Description of the task:
Filter for the word "document" and keep each matching line.

[A block of data]
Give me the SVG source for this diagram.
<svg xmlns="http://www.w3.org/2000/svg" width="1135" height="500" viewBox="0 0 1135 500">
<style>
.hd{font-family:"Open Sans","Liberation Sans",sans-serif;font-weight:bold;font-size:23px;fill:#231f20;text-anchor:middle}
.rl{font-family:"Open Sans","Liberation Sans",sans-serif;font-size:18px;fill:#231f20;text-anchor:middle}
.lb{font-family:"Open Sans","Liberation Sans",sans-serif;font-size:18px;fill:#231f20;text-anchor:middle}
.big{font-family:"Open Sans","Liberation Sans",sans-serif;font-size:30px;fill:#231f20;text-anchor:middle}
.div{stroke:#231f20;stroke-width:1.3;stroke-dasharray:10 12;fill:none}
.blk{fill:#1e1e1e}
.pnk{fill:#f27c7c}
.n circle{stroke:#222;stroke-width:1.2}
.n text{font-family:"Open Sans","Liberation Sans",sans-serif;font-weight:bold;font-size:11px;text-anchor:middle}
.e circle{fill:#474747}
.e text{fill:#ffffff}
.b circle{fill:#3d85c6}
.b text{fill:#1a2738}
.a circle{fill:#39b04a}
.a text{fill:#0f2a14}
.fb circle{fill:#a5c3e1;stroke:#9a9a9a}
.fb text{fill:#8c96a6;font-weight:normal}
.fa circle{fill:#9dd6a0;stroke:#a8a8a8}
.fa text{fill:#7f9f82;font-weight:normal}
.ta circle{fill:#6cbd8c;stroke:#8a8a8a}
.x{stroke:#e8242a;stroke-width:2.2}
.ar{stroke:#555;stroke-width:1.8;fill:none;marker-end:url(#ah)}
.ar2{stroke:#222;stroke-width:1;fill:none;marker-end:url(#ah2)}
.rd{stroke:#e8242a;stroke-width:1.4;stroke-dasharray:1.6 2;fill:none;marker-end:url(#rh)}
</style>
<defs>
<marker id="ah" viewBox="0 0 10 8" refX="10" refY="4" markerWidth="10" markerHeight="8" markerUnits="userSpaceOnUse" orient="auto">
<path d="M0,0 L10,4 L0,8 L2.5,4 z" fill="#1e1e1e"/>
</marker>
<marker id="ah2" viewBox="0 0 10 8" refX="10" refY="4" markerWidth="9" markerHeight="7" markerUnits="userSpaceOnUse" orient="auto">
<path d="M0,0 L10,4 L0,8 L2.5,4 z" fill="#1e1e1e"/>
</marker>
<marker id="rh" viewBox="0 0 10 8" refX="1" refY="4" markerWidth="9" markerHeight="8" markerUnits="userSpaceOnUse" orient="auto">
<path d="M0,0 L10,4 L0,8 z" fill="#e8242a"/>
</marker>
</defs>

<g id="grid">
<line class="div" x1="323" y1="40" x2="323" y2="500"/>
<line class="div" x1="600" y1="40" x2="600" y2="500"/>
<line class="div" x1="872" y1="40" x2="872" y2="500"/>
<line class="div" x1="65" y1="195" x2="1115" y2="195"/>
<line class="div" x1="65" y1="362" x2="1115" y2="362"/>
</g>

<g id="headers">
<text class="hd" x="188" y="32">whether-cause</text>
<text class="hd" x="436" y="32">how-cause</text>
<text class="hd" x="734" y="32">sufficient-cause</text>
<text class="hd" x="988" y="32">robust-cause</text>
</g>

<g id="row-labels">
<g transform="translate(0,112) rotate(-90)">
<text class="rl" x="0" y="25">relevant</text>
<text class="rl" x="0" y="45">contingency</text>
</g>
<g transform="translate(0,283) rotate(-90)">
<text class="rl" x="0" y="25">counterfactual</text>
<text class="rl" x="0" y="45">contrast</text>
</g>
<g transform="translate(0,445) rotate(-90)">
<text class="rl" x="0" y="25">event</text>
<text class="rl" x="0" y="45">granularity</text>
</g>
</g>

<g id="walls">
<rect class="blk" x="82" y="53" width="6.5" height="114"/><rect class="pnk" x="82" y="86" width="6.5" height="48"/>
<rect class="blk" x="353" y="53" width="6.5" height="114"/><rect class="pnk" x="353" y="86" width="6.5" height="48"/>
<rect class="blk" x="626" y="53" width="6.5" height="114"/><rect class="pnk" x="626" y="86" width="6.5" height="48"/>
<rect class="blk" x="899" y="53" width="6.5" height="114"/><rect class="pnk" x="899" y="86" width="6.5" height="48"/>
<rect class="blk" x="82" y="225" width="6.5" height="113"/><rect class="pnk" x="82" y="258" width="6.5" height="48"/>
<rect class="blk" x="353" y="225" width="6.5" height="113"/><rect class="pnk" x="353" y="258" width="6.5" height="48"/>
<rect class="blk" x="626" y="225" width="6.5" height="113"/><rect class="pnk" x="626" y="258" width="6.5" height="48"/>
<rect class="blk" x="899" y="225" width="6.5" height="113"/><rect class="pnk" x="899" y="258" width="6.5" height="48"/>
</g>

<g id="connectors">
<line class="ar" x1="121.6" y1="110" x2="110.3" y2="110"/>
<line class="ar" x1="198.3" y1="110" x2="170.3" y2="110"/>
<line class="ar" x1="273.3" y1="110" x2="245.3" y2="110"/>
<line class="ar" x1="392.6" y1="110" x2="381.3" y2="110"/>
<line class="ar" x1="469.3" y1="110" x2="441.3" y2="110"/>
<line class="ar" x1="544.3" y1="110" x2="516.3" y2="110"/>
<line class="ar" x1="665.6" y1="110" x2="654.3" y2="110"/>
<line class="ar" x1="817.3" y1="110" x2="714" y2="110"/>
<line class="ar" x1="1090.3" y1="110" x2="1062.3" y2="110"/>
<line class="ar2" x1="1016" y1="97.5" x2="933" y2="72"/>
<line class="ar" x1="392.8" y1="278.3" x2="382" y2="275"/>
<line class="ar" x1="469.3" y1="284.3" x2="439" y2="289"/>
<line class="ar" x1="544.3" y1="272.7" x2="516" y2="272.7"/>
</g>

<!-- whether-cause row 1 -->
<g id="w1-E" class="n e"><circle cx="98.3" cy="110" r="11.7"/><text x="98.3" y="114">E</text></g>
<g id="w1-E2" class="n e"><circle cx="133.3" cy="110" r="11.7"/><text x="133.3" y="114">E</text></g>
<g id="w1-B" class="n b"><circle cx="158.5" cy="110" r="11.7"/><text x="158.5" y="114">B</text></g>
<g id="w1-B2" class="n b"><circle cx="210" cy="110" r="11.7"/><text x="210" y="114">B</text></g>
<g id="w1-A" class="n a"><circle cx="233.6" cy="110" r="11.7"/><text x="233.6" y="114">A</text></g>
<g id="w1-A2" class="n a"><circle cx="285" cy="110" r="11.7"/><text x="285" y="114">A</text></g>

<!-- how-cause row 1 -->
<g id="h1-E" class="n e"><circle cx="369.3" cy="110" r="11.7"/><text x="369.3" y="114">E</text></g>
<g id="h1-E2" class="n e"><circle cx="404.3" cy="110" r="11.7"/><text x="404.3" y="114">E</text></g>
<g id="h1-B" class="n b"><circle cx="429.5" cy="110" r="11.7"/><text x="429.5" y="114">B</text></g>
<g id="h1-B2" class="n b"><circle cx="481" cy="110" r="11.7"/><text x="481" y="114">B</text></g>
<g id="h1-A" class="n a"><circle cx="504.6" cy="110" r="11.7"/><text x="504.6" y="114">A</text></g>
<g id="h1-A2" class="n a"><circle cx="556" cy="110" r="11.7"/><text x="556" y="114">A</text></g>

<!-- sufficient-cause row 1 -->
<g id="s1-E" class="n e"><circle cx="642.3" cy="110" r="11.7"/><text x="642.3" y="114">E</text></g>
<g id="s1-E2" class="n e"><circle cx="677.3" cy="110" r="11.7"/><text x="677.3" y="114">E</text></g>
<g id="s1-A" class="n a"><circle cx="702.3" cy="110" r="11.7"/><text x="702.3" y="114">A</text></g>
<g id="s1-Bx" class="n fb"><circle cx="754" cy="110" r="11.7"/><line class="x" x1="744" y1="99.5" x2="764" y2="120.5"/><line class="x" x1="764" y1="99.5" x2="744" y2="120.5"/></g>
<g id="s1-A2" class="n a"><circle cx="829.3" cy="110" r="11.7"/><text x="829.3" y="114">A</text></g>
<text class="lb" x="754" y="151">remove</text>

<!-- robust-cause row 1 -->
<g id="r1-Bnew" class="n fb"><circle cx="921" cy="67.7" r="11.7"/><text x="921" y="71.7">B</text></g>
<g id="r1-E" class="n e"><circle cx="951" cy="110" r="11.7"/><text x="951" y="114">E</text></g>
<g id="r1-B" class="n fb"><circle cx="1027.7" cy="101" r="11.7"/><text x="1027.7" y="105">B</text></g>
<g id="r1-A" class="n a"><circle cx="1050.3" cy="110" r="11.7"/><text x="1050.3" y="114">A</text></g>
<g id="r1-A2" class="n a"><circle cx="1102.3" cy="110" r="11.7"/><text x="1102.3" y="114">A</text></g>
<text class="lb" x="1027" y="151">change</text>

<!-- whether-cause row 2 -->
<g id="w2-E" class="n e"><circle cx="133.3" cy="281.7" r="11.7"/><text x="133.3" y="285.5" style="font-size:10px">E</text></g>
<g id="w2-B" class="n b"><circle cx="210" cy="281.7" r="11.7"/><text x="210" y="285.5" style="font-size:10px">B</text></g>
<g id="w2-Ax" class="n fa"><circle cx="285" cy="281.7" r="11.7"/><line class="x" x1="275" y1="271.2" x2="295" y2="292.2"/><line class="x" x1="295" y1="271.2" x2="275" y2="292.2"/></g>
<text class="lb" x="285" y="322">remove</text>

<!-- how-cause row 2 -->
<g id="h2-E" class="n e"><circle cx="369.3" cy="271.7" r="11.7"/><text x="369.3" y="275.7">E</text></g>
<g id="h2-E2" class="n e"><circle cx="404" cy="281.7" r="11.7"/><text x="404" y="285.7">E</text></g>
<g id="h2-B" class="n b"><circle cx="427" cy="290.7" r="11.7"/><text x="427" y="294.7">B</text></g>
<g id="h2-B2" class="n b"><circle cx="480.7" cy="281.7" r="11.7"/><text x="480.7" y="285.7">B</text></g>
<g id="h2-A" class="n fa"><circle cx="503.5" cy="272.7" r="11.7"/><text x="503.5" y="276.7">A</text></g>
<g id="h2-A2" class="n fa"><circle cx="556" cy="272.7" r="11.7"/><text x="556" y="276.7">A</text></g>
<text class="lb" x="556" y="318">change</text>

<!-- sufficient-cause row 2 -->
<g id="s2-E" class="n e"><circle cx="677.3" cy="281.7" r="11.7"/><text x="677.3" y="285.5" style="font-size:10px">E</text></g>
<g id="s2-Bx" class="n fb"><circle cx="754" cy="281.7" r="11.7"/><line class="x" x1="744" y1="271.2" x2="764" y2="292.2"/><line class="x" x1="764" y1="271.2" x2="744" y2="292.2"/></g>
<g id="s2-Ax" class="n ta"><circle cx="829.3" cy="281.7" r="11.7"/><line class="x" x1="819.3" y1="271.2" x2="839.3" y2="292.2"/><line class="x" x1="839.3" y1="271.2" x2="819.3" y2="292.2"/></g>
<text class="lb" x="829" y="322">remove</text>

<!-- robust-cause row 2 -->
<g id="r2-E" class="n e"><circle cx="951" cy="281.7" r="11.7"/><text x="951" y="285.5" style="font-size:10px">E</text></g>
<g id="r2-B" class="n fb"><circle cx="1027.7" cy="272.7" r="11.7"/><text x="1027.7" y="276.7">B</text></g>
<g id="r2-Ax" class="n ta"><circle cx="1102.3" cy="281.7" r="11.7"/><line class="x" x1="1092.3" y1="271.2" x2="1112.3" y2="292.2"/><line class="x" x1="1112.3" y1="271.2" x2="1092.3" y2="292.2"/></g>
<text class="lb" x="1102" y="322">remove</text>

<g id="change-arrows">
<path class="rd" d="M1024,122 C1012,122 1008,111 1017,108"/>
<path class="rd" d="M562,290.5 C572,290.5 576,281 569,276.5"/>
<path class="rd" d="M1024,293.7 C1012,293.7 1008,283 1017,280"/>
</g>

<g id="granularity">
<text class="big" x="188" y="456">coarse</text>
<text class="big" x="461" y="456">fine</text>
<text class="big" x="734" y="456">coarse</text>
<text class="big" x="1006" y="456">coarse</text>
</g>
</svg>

==

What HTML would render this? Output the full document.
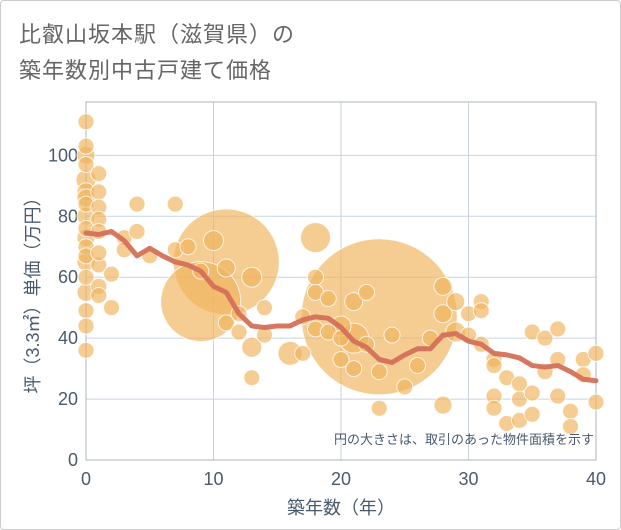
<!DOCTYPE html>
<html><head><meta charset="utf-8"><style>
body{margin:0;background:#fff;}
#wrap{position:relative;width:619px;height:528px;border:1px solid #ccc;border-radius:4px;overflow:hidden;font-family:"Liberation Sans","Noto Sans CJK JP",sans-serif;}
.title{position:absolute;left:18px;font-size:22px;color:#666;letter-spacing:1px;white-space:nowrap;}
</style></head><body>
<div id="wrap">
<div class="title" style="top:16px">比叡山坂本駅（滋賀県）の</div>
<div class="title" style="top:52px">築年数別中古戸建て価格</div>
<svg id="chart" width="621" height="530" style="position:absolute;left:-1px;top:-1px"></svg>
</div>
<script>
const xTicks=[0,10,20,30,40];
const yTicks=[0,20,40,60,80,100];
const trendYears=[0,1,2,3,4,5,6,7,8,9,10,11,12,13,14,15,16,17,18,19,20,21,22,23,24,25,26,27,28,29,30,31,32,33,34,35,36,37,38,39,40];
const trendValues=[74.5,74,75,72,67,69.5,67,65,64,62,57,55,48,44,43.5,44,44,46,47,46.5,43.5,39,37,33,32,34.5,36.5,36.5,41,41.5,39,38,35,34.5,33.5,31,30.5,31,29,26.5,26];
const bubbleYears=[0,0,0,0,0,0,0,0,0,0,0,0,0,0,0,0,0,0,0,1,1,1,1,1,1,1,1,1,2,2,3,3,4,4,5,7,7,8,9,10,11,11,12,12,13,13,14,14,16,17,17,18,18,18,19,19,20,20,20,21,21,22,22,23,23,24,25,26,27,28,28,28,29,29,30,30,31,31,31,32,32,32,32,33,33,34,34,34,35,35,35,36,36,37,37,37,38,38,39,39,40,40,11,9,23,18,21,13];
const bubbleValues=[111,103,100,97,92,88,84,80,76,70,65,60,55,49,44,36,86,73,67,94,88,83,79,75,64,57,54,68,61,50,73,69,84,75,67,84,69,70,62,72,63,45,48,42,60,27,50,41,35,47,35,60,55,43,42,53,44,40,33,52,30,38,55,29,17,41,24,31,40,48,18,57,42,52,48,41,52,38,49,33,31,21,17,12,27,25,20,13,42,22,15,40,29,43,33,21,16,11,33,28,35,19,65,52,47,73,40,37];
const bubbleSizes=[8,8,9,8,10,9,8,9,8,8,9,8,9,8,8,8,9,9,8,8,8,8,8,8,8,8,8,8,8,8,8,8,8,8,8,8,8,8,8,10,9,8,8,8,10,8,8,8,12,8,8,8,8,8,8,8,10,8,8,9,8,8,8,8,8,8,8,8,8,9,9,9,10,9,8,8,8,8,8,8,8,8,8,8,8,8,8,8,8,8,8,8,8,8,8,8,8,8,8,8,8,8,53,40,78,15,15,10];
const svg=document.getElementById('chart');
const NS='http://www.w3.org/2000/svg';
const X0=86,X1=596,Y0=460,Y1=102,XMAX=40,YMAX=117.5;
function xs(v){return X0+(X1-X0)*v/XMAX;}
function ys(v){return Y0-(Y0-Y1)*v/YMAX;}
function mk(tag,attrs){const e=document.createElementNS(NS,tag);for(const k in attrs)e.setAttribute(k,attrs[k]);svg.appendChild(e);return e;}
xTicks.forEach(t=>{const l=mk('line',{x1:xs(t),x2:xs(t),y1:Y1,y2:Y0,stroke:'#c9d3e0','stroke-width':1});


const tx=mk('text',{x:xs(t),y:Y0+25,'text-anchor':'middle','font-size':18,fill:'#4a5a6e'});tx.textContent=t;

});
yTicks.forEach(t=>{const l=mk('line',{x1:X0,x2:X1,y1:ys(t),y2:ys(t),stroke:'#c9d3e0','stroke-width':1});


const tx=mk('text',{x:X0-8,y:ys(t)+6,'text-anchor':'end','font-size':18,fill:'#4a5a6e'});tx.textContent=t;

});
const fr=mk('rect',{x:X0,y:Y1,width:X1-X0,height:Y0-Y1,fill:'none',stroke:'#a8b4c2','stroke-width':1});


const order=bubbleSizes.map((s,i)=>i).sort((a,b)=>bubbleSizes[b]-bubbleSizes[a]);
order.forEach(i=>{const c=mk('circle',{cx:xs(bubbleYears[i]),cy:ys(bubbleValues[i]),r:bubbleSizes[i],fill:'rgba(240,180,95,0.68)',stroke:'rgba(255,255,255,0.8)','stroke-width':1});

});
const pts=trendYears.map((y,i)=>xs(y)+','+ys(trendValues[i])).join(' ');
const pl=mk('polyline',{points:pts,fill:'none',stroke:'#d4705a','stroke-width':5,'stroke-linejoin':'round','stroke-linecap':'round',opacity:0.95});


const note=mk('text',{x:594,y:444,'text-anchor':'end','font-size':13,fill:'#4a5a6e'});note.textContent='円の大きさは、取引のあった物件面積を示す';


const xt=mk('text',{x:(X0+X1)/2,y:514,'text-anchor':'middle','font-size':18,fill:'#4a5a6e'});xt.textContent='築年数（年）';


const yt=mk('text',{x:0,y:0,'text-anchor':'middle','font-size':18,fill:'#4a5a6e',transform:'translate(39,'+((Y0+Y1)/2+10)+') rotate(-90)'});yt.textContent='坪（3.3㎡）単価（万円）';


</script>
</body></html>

Task result:
What HTML would render this? Output the full document.
const svg=document.getElementById('chart');
function mk(tag,attrs){const e=document.createElementNS(NS,tag);for(const k in attrs)e.setAttribute(k,attrs[k]);svg.appendChild(e);return e;}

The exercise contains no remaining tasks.